══ Supplied material

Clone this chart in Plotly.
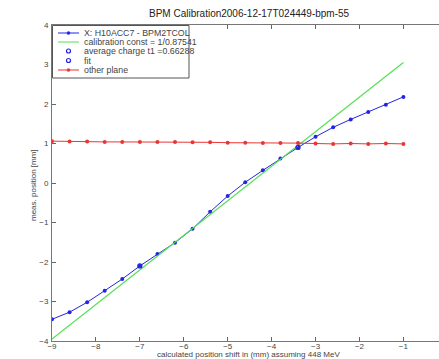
import plotly.graph_objects as go

# Scan positions (calculated shift, mm) and measured BPM readings
shift_mm = [-9.0, -8.6, -8.2, -7.8, -7.4, -7.0, -6.6, -6.2, -5.8, -5.4, -5.0,
            -4.6, -4.2, -3.8, -3.4, -3.0, -2.6, -2.2, -1.8, -1.4, -1.0]
meas_x = [-3.45, -3.27, -3.02, -2.73, -2.43, -2.10, -1.80, -1.51, -1.16, -0.73, -0.33,
          0.02, 0.32, 0.62, 0.90, 1.17, 1.41, 1.61, 1.80, 1.98, 2.18]
other_plane = [1.06, 1.05, 1.05, 1.04, 1.04, 1.04, 1.04, 1.04, 1.03, 1.03, 1.02,
               1.02, 1.01, 1.01, 1.01, 1.00, 0.99, 1.00, 0.99, 1.00, 0.99]

# Calibration line end points
calib_x = [-9.0, -1.0]
calib_y = [-3.95, 3.05]

# Marked points
avg_x = [-3.4]
avg_y = [0.90]
fit_x = [-7.0]
fit_y = [-2.10]

x_ticks = [-9, -8, -7, -6, -5, -4, -3, -2, -1]
y_ticks = [-4, -3, -2, -1, 0, 1, 2, 3, 4]

series_names = ["X: H10ACC7 - BPM2TCOL", "calibration const = 1/0.87541",
                "average charge t1 =0.66288", "fit", "other plane"]

BLUE = "#2424e6"
GREEN = "#55e055"
RED = "#ea3535"
FONT = "Liberation Sans, Arial, sans-serif"

W, H = 439, 359
L, R, T, B = 52, 0, 25, 18
PW, PH = W - L - R, H - T - B


def px(xp):
    return (xp - L) / PW


def py(yp):
    return (H - B - yp) / PH


fig = go.Figure()
fig.add_trace(go.Scatter(x=shift_mm, y=meas_x, mode="lines+markers", name=series_names[0],
                         line=dict(color=BLUE, width=1),
                         marker=dict(color=BLUE, size=4)))
fig.add_trace(go.Scatter(x=calib_x, y=calib_y, mode="lines", name=series_names[1],
                         line=dict(color=GREEN, width=1.2)))
fig.add_trace(go.Scatter(x=avg_x, y=avg_y, mode="markers", name=series_names[2],
                         marker=dict(color=BLUE, size=4, symbol="circle-open",
                                     line=dict(width=1.3, color=BLUE))))
fig.add_trace(go.Scatter(x=fit_x, y=fit_y, mode="markers", name=series_names[3],
                         marker=dict(color=BLUE, size=4, symbol="circle-open",
                                     line=dict(width=1.3, color=BLUE))))
fig.add_trace(go.Scatter(x=shift_mm, y=other_plane, mode="lines+markers", name=series_names[4],
                         line=dict(color=RED, width=1),
                         marker=dict(color=RED, size=4)))

# Compact boxed legend (line sample, marker, label) in the upper-left corner
legend_style = [(BLUE, True, "dot"), (GREEN, True, None), (BLUE, False, "ring"),
                (BLUE, False, "ring"), (RED, True, "dot")]
shapes = [dict(type="rect", xref="paper", yref="paper", x0=px(52.5), x1=px(189),
               y0=py(25.5), y1=py(78), line=dict(color="#555", width=1),
               fillcolor="white", layer="above")]
annotations = []
row_y = [33, 42, 51, 60.5, 70]
for (color, has_line, mk), name, yp in zip(legend_style, series_names, row_y):
    if has_line:
        shapes.append(dict(type="line", xref="paper", yref="paper", x0=px(58), x1=px(79),
                           y0=py(yp), y1=py(yp), line=dict(color=color, width=1),
                           layer="above"))
    if mk == "dot":
        shapes.append(dict(type="circle", xref="paper", yref="paper", x0=px(67), x1=px(70),
                           y0=py(yp + 1.5), y1=py(yp - 1.5), fillcolor=color,
                           line=dict(color=color, width=0.5), layer="above"))
    elif mk == "ring":
        shapes.append(dict(type="circle", xref="paper", yref="paper", x0=px(66.5),
                           x1=px(70.5), y0=py(yp + 2), y1=py(yp - 2),
                           line=dict(color=color, width=1.2), layer="above"))
    annotations.append(dict(text=name, xref="paper", yref="paper", x=px(81.5), y=py(yp),
                            xanchor="left", yanchor="middle", showarrow=False,
                            font=dict(family=FONT, size=8.8, color="#444")))

annotations += [
    dict(text="BPM Calibration2006-12-17T024449-bpm-55", xref="paper", yref="paper",
         x=px(249), y=py(13), showarrow=False, xanchor="center", yanchor="middle",
         font=dict(family=FONT, size=10, color="#222")),
    dict(text="calculated position shift in (mm) assuming 448 MeV", xref="paper",
         yref="paper", x=px(248), y=py(354.5), showarrow=False, xanchor="center",
         yanchor="middle", font=dict(family=FONT, size=8, color="#444")),
    dict(text="meas. position [mm]", xref="paper", yref="paper", x=px(33),
         y=py(185), showarrow=False, textangle=-90, xanchor="center", yanchor="middle",
         font=dict(family=FONT, size=8, color="#444")),
]

axis_common = dict(showgrid=False, zeroline=False, ticks="inside", ticklen=4,
                   tickcolor="#666", linecolor="#777", linewidth=1, showline=True,
                   tickfont=dict(family=FONT, size=8, color="#444"))

fig.update_xaxes(range=[-9, -0.19], tickvals=x_ticks, mirror="ticks",
                 ticklabelstandoff=-3, **axis_common)
fig.update_yaxes(range=[-4, 4], tickvals=y_ticks, mirror=False,
                 ticklabelstandoff=1, **axis_common)

fig.update_layout(
    width=W, height=H,
    margin=dict(l=L, r=R, t=T, b=B),
    paper_bgcolor="white", plot_bgcolor="white",
    font=dict(family=FONT, size=8, color="#333"),
    showlegend=False,
    shapes=shapes,
    annotations=annotations,
)

fig.write_html("out.html")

════

◆ Problem description
Go through the listing above and write it all out exactly, leaving out any picture.

◆ Output of the task
Clone this chart in Plotly.
import plotly.graph_objects as go

# Scan positions (calculated shift, mm) and measured BPM readings
shift_mm = [-9.0, -8.6, -8.2, -7.8, -7.4, -7.0, -6.6, -6.2, -5.8, -5.4, -5.0,
            -4.6, -4.2, -3.8, -3.4, -3.0, -2.6, -2.2, -1.8, -1.4, -1.0]
meas_x = [-3.45, -3.27, -3.02, -2.73, -2.43, -2.10, -1.80, -1.51, -1.16, -0.73, -0.33,
          0.02, 0.32, 0.62, 0.90, 1.17, 1.41, 1.61, 1.80, 1.98, 2.18]
other_plane = [1.06, 1.05, 1.05, 1.04, 1.04, 1.04, 1.04, 1.04, 1.03, 1.03, 1.02,
               1.02, 1.01, 1.01, 1.01, 1.00, 0.99, 1.00, 0.99, 1.00, 0.99]

# Calibration line end points
calib_x = [-9.0, -1.0]
calib_y = [-3.95, 3.05]

# Marked points
avg_x = [-3.4]
avg_y = [0.90]
fit_x = [-7.0]
fit_y = [-2.10]

x_ticks = [-9, -8, -7, -6, -5, -4, -3, -2, -1]
y_ticks = [-4, -3, -2, -1, 0, 1, 2, 3, 4]

series_names = ["X: H10ACC7 - BPM2TCOL", "calibration const = 1/0.87541",
                "average charge t1 =0.66288", "fit", "other plane"]

BLUE = "#2424e6"
GREEN = "#55e055"
RED = "#ea3535"
FONT = "Liberation Sans, Arial, sans-serif"

W, H = 439, 359
L, R, T, B = 52, 0, 25, 18
PW, PH = W - L - R, H - T - B


def px(xp):
    return (xp - L) / PW


def py(yp):
    return (H - B - yp) / PH


fig = go.Figure()
fig.add_trace(go.Scatter(x=shift_mm, y=meas_x, mode="lines+markers", name=series_names[0],
                         line=dict(color=BLUE, width=1),
                         marker=dict(color=BLUE, size=4)))
fig.add_trace(go.Scatter(x=calib_x, y=calib_y, mode="lines", name=series_names[1],
                         line=dict(color=GREEN, width=1.2)))
fig.add_trace(go.Scatter(x=avg_x, y=avg_y, mode="markers", name=series_names[2],
                         marker=dict(color=BLUE, size=4, symbol="circle-open",
                                     line=dict(width=1.3, color=BLUE))))
fig.add_trace(go.Scatter(x=fit_x, y=fit_y, mode="markers", name=series_names[3],
                         marker=dict(color=BLUE, size=4, symbol="circle-open",
                                     line=dict(width=1.3, color=BLUE))))
fig.add_trace(go.Scatter(x=shift_mm, y=other_plane, mode="lines+markers", name=series_names[4],
                         line=dict(color=RED, width=1),
                         marker=dict(color=RED, size=4)))

# Compact boxed legend (line sample, marker, label) in the upper-left corner
legend_style = [(BLUE, True, "dot"), (GREEN, True, None), (BLUE, False, "ring"),
                (BLUE, False, "ring"), (RED, True, "dot")]
shapes = [dict(type="rect", xref="paper", yref="paper", x0=px(52.5), x1=px(189),
               y0=py(25.5), y1=py(78), line=dict(color="#555", width=1),
               fillcolor="white", layer="above")]
annotations = []
row_y = [33, 42, 51, 60.5, 70]
for (color, has_line, mk), name, yp in zip(legend_style, series_names, row_y):
    if has_line:
        shapes.append(dict(type="line", xref="paper", yref="paper", x0=px(58), x1=px(79),
                           y0=py(yp), y1=py(yp), line=dict(color=color, width=1),
                           layer="above"))
    if mk == "dot":
        shapes.append(dict(type="circle", xref="paper", yref="paper", x0=px(67), x1=px(70),
                           y0=py(yp + 1.5), y1=py(yp - 1.5), fillcolor=color,
                           line=dict(color=color, width=0.5), layer="above"))
    elif mk == "ring":
        shapes.append(dict(type="circle", xref="paper", yref="paper", x0=px(66.5),
                           x1=px(70.5), y0=py(yp + 2), y1=py(yp - 2),
                           line=dict(color=color, width=1.2), layer="above"))
    annotations.append(dict(text=name, xref="paper", yref="paper", x=px(81.5), y=py(yp),
                            xanchor="left", yanchor="middle", showarrow=False,
                            font=dict(family=FONT, size=8.8, color="#444")))

annotations += [
    dict(text="BPM Calibration2006-12-17T024449-bpm-55", xref="paper", yref="paper",
         x=px(249), y=py(13), showarrow=False, xanchor="center", yanchor="middle",
         font=dict(family=FONT, size=10, color="#222")),
    dict(text="calculated position shift in (mm) assuming 448 MeV", xref="paper",
         yref="paper", x=px(248), y=py(354.5), showarrow=False, xanchor="center",
         yanchor="middle", font=dict(family=FONT, size=8, color="#444")),
    dict(text="meas. position [mm]", xref="paper", yref="paper", x=px(33),
         y=py(185), showarrow=False, textangle=-90, xanchor="center", yanchor="middle",
         font=dict(family=FONT, size=8, color="#444")),
]

axis_common = dict(showgrid=False, zeroline=False, ticks="inside", ticklen=4,
                   tickcolor="#666", linecolor="#777", linewidth=1, showline=True,
                   tickfont=dict(family=FONT, size=8, color="#444"))

fig.update_xaxes(range=[-9, -0.19], tickvals=x_ticks, mirror="ticks",
                 ticklabelstandoff=-3, **axis_common)
fig.update_yaxes(range=[-4, 4], tickvals=y_ticks, mirror=False,
                 ticklabelstandoff=1, **axis_common)

fig.update_layout(
    width=W, height=H,
    margin=dict(l=L, r=R, t=T, b=B),
    paper_bgcolor="white", plot_bgcolor="white",
    font=dict(family=FONT, size=8, color="#333"),
    showlegend=False,
    shapes=shapes,
    annotations=annotations,
)

fig.write_html("out.html")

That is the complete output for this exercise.